Personnel with the Westerly Ambulance Corps provided treatment for Peterson at the Westerly police station, helping her avoid a trip to the hospital, and she was able to eventually return to work with no long-term effects.
"The reality is, this is the type of challenge we face every day," Lacey said. "We try to limit (field) testing, but we are also balancing the needs of the investigation. If we wait and send everything out for testing, then there's a chance the person could be released without charges."
Across the region, the dangers of fentanyl have forced officers to weigh policy concerns and investigative practices with the need to protect the safety of officers. Surrounding towns have done away with field testing in virtually all small possession cases.
In Charlestown, Police Chief Michael Paliotta said Wednesday that his officers had been fortunate in avoiding any exposure cases — and part of the reason is a policy that has reduced the direct handling of narcotics in most cases.
Paliotta said he issued the directive in March 2018, after he became chief.
"The directive put a stop to the practice of field testing suspected 'powders and pills' in order to put officer and all personnel safety first," Paliotta said. "The added risk posed by exposure to these powerful opiates such as fentanyl, carfentanil and other opiate derivatives is significant and requires special attention by law enforcement personnel. These powerful drugs, often 100-1,000 times more powerful than morphine, are showing up more often."
According to the U.S. Centers for Disease Control and Prevention, powerful opioids like fentanyl are being mixed into a variety of drugs, including cocaine, methamphetamine, and crack cocaine, at an alarming rate. In some cases, such as the recent incident in Westerly, fentanyl substitutes for the drug a dealer claims he or she is selling.
Lacey said uncertainty over what the substances are, and how test results might affect a case, has led his department to conduct field tests on occasion. Most commonly, substances believed to be a typical street drug will test positive for fentanyl, but Lacey said there have also been at least two cases in the past month in which people who believed they had drugs were carrying a substance that did not test positive for anything illegal.

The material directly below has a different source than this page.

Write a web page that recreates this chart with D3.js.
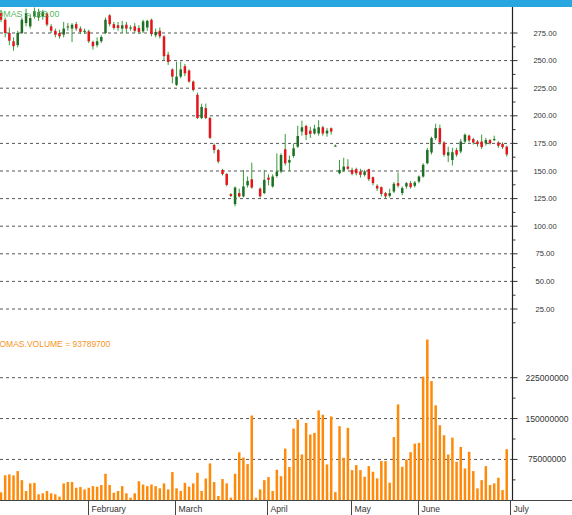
<!DOCTYPE html>
<html>
<head>
<meta charset="utf-8">
<script src="https://cdn.jsdelivr.net/npm/d3@7"></script>
<style>
  body { margin: 0; background: #fff; }
  svg { display: block; font-family: "Liberation Sans", Arial, sans-serif; }
</style>
</head>
<body>
<div id="chart"></div>
<script>
// daily OHLC, one entry per trading day (null = no candle)
const opens = [293, 287, 275, 267.5, 264, 275, 284, 281, 290, 289,
  290, 292.6, 281, 277, 275, 273.5, 280, 279, 283, 279,
  276, 276.5, 267, 264, 267.5, 275, 291, 283, 282, 279,
  282.5, 279, 281, 279.5, 276.5, 280, 287, 273, 277, 272,
  255.4, 242, 228, 235.5, 245, 241, 231, 219, 198, 207,
  198, 173.6, 169, 151, 147.3, 129, 120, 130, 127, 137,
  142.5, null, 134, 130, 144, 136, 145.5, 149.5, 169.7, 157.6,
  163.6, 172, 185.7, 190.8, 186.6, 184, 184, 189.6, 184, 188.7,
  173, 148, 150.5, 154, 151, 151.7, 149.6, 146.5, 151.7, 144.4,
  136.6, 135.4, 130, 127.5, 131.4, 139, 130, 136, 139, 136.6,
  140.5, 145, 157, 166.8, 179.8, 188.8, 175.8, 164, 160, 169,
  167.7, 176.7, 182, 178.9, 176.7, 176.7, 175, 178, 178, 175.8,
  174.6, 172];
const highs = [296, 289, 280, 271, 277, 289, 297, 292, 298, 297,
  296, 294, 283, 279, 278, 285, 284, 284, 285, 281,
  279, 278, 268, 271, 273, 289, 292, 285, 285, 286,
  285, 282, 284, 282, 287, 287, 288, 279, 280, 273,
  258, 243, 249, 249, 247, 242, 232, 221, 211, 211,
  199, 175, 170, 152, 148, 130, 136, 134, 151, 145,
  157.6, null, 135, 151, 147, 147, 166, 166, 183.6, 164,
  175, 191, 195.6, 192, 190, 192, 196, 191, 189, 189.5,
  174, 160, 162, 160.7, 153, 153, 152, 151, 152, 145,
  138, 136, 131, 134, 140, 148.7, 136, 140, 141, 141,
  146, 157, 171, 181, 192.8, 192, 177, 172, 171, 171,
  179, 184, 183, 180, 178, 183, 180, 179, 182, 177,
  176, 173];
const lows = [285, 271, 264, 259, 262, 274, 281, 279, 288, 286,
  287, 281, 275, 271, 270, 271, 277, 266.8, 277, 274,
  274, 266, 260, 262, 266, 274, 281, 278, 277, 275,
  275, 277, 275, 274, 275, 277, 272, 271, 270, 250,
  246, 229.5, 227, 234, 236, 230, 222, 197, 197, 197,
  179, 166, 157, 146, 136, 126.5, 118, 126, 126, 135,
  134, null, 126, 129, 137, 135, 144, 148, 155, 150,
  162, 171, 182, 178, 180, 183, 182, 182, 181, 183,
  172, 147, 149, 151, 146, 146, 144, 145, 141, 137,
  132, 127, 125, 126, 130, 135, 128, 134, 134, 135,
  139, 144, 156, 165, 178, 174, 163, 158, 155, 163,
  166, 175, 176, 174, 172, 170, 173, 174, 177, 171,
  170, 163];
const closes = [287, 275, 268, 263, 275, 287, 293, 288.5, 295, 294,
  294, 282.6, 277, 273.5, 272, 279, 281, 282.5, 279, 276,
  277, 267.5, 263, 267.5, 271.4, 287, 283, 279.5, 279.5, 282,
  279, 280, 277, 276, 285.5, 286, 274, 276, 272, 254,
  248.7, 235.5, 235.5, 242, 238.5, 231, 223.4, 198, 208, 198,
  180, 169, 158.5, 147.3, 137.4, 127.4, 135, 127, 136, 141,
  135, null, 127, 142, 142, 145, 149.5, 164.5, 157, 160,
  170.6, 181.7, 189.6, 182.7, 183.6, 188.4, 189.6, 184, 186.6, 185.7,
  173, 151, 154, 152, 147.5, 148, 146.5, 149.6, 142.6, 139,
  134.2, 129.3, 127, 130, 138.4, 136.6, 134.5, 139, 135.4, 139.6,
  145, 155.6, 169, 179.8, 188.8, 175.8, 164.7, 167, 167, 164.7,
  176.7, 182.8, 177.7, 175.8, 174.3, 171.6, 178, 175, 179, 172.8,
  171.6, 165];
const volumes = [14.6e6, 46e6, 47.5e6, 45.7e6, 53.6e6, 37e6, 17e6, 31e6, 32e6, 11e6,
  12.8e6, 17e6, 12.8e6, 11e6, 6.7e6, 31e6, 33.5e6, 33.5e6, 23e6, 24.3e6,
  20e6, 23e6, 26e6, 25e6, 28e6, 48.7e6, 28e6, 14e6, 17e6, 26e6,
  12.8e6, 4.8e6, 12.8e6, 35e6, 29e6, 26e6, 29e6, 26e6, 22e6, 31e6,
  20e6, 51.8e6, 22e6, 17e6, 32e6, 25e6, 31e6, 50.5e6, 17e6, 40e6,
  67.7e6, 33.5e6, 7.9e6, 39e6, 31e6, 4.8e6, 48.7e6, 88e6, 78.6e6, 66.4e6,
  155.5e6, 4.8e6, 20e6, 37e6, 42.6e6, 17e6, 56e6, 44.2e6, 94.8e6, 61e6,
  131.6e6, 148e6, 84e6, 142e6, 120.7e6, 123.7e6, 165e6, 157e6, 65.8e6, 154e6,
  15e6, 136e6, 78e6, 133e6, 55.4e6, 64.6e6, 55.4e6, 43.3e6, 62.7e6, 52.4e6,
  40.2e6, 71.9e6, 71.9e6, 32.3e6, 116e6, 176e6, 61.5e6, 75e6, 88.3e6, 104e6,
  105.4e6, 227e6, 295e6, 218.8e6, 174.3e6, 137.7e6, 119.4e6, 84e6, 115e6, 70.6e6,
  98e6, 58.5e6, 89e6, 53.6e6, 21.9e6, 37e6, 62.7e6, 28e6, 31e6, 41.4e6,
  18.8e6, 93789700];

const months = ["February", "March", "April", "May", "June", "July"];
const monthStart = [21, 42, 64, 84, 100, 122];   // index of first trading day
const priceTicks = [25, 50, 75, 100, 125, 150, 175, 200, 225, 250, 275];
const volumeTicks = [75000000, 150000000, 225000000];

const width = 572, height = 515;
const axisX = 512.5, baseY = 500.5;

const svg = d3.select("#chart").append("svg")
  .attr("width", width)
  .attr("height", height);

const days = d3.range(closes.length + 1);
const x = d3.scaleBand()
  .domain(days)
  .range([-1.1, 513])
  .paddingInner(0.4)
  .paddingOuter(0.2);
const bw = x.bandwidth();

const yP = d3.scaleLinear().domain([25, 275]).range([309, 33]);
const yV = d3.scaleLinear().domain([0, 225000000]).range([500.3, 377.7]);

// dashed grid lines
const grid = svg.append("g")
  .attr("stroke", "#555")
  .attr("stroke-dasharray", "3,3");
grid.selectAll("line.p")
  .data(priceTicks)
  .join("line")
  .attr("class", "p")
  .attr("x1", 0).attr("x2", axisX)
  .attr("y1", d => yP(d)).attr("y2", d => yP(d));
grid.selectAll("line.v")
  .data(volumeTicks)
  .join("line")
  .attr("class", "v")
  .attr("x1", 0).attr("x2", axisX)
  .attr("y1", d => yV(d)).attr("y2", d => yV(d));

// volume bars
svg.append("g")
  .selectAll("rect")
  .data(volumes)
  .join("rect")
  .attr("x", (d, i) => x(i))
  .attr("width", bw)
  .attr("y", d => yV(d))
  .attr("height", d => yV(0) - yV(d))
  .attr("fill", "#ff8a0a");

// candles
const candles = d3.range(closes.length)
  .filter(i => opens[i] != null)
  .map(i => ({ i, o: opens[i], h: highs[i], l: lows[i], c: closes[i] }));

const cg = svg.append("g");
cg.selectAll("line")
  .data(candles)
  .join("line")
  .attr("x1", d => x(d.i) + bw / 2)
  .attr("x2", d => x(d.i) + bw / 2)
  .attr("y1", d => yP(d.h))
  .attr("y2", d => yP(d.l))
  .attr("stroke", "#3a9a3a")
  .attr("stroke-width", 1);
cg.selectAll("rect")
  .data(candles)
  .join("rect")
  .attr("x", d => x(d.i))
  .attr("width", bw)
  .attr("y", d => yP(Math.max(d.o, d.c)))
  .attr("height", d => Math.max(1, Math.abs(yP(d.o) - yP(d.c))))
  .attr("fill", d => d.c >= d.o ? "#1f6e25" : "#e3161b");

// right axis
svg.append("line")
  .attr("x1", axisX).attr("x2", axisX)
  .attr("y1", 7).attr("y2", baseY)
  .attr("stroke", "#222").attr("stroke-width", 1.2);

const priceMinor = priceTicks.map(d => d - 12.5);
const volMinor = [0].concat(volumeTicks).slice(0, 3).map((d, k) => (d + volumeTicks[k]) / 2);

svg.append("g").selectAll("line")
  .data(priceTicks)
  .join("line")
  .attr("x1", axisX).attr("x2", axisX + 5)
  .attr("y1", d => yP(d)).attr("y2", d => yP(d))
  .attr("stroke", "#333");
svg.append("g").selectAll("line")
  .data(priceMinor)
  .join("line")
  .attr("x1", axisX).attr("x2", axisX + 3)
  .attr("y1", d => yP(d)).attr("y2", d => yP(d))
  .attr("stroke", "#333");
svg.append("g").selectAll("line")
  .data(volumeTicks)
  .join("line")
  .attr("x1", axisX).attr("x2", axisX + 5)
  .attr("y1", d => yV(d)).attr("y2", d => yV(d))
  .attr("stroke", "#333");
svg.append("g").selectAll("line")
  .data(volMinor)
  .join("line")
  .attr("x1", axisX).attr("x2", axisX + 3)
  .attr("y1", d => yV(d)).attr("y2", d => yV(d))
  .attr("stroke", "#333");

svg.append("g").selectAll("text")
  .data(priceTicks)
  .join("text")
  .attr("x", 545)
  .attr("y", d => yP(d))
  .attr("dy", "0.35em")
  .attr("text-anchor", "middle")
  .style("font-size", "7.6px")
  .style("fill", "#333")
  .text(d => d3.format(".2f")(d));
svg.append("g").selectAll("text")
  .data(volumeTicks)
  .join("text")
  .attr("x", 547)
  .attr("y", d => yV(d))
  .attr("dy", "0.35em")
  .attr("text-anchor", "middle")
  .style("font-size", "8.6px")
  .style("fill", "#333")
  .text(d => d);

// bottom time axis
svg.append("line")
  .attr("x1", 0).attr("x2", width)
  .attr("y1", baseY).attr("y2", baseY)
  .attr("stroke", "#444");
const mt = svg.append("g").selectAll("g")
  .data(months)
  .join("g")
  .attr("transform", (d, k) => `translate(${Math.round(x(monthStart[k])) + 0.5},0)`);
mt.append("line")
  .attr("y1", baseY).attr("y2", height)
  .attr("stroke", "#444");
mt.append("text")
  .attr("x", 3)
  .attr("y", 511.5)
  .style("font-size", "8.6px")
  .style("fill", "#333")
  .text(d => d);

// series labels (left edge clipped as in the original)
svg.append("text")
  .attr("x", -3.5).attr("y", 16.5)
  .style("font-size", "8.8px")
  .style("fill", "#5cb85c")
  .text("OMAS = " + d3.format(".2f")(closes[closes.length - 1]));
svg.append("text")
  .attr("x", -0.5).attr("y", 346.5)
  .style("font-size", "8.5px")
  .style("fill", "#f7941d")
  .text("OMAS.VOLUME = " + volumes[volumes.length - 1]);

// top bar
svg.append("rect")
  .attr("x", 0).attr("y", 0)
  .attr("width", width).attr("height", 7)
  .attr("fill", "#27a6df");
</script>
</body>
</html>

"In those cases, there were no drugs and the suspect was released," Lacey said. "These examples are why it is important to test in some cases."
In Charlestown, Paliotta said the decision not to test became a simple one once the opioid epidemic struck the region. The department isn't "going soft on drugs," he explained, but has rather found a way to better limit exposure.
Charlestown officers are directed in small possession cases to use their equipment — good quality particle masks, rubber gloves and goggles at a minimum, with replacement gear available around the station — and to take detailed notes about suspects, including home and work addresses, in order to make contacting them in the future much easier.
Any suspected narcotics are then sent to the state toxicology lab for analysis as soon as possible. The policy change has led some arrests to be delayed by a week or two, Paliotta said, and helps better protect the officers.
In cases of large seizures or possession with intent to deliver illegal drugs, special arrangements can be made to have the suspected drugs field tested by another agency with the proper facilities, or the toxicology lab may handle it on short notice, the chief said.
Several other local departments have also done away with field testing. In Stonington, the department made adjustments in February 2016 after a series of heroin-fentanyl overdoses in the region.
In Hopkinton, the police moved away from field testing in late 2017. In an interview last year, Police Chief David Palmer said that concerns about fentanyl exposure "had led many departments to look differently at how we do the job. It 's not worth the chance; we just can't put the officers at risk."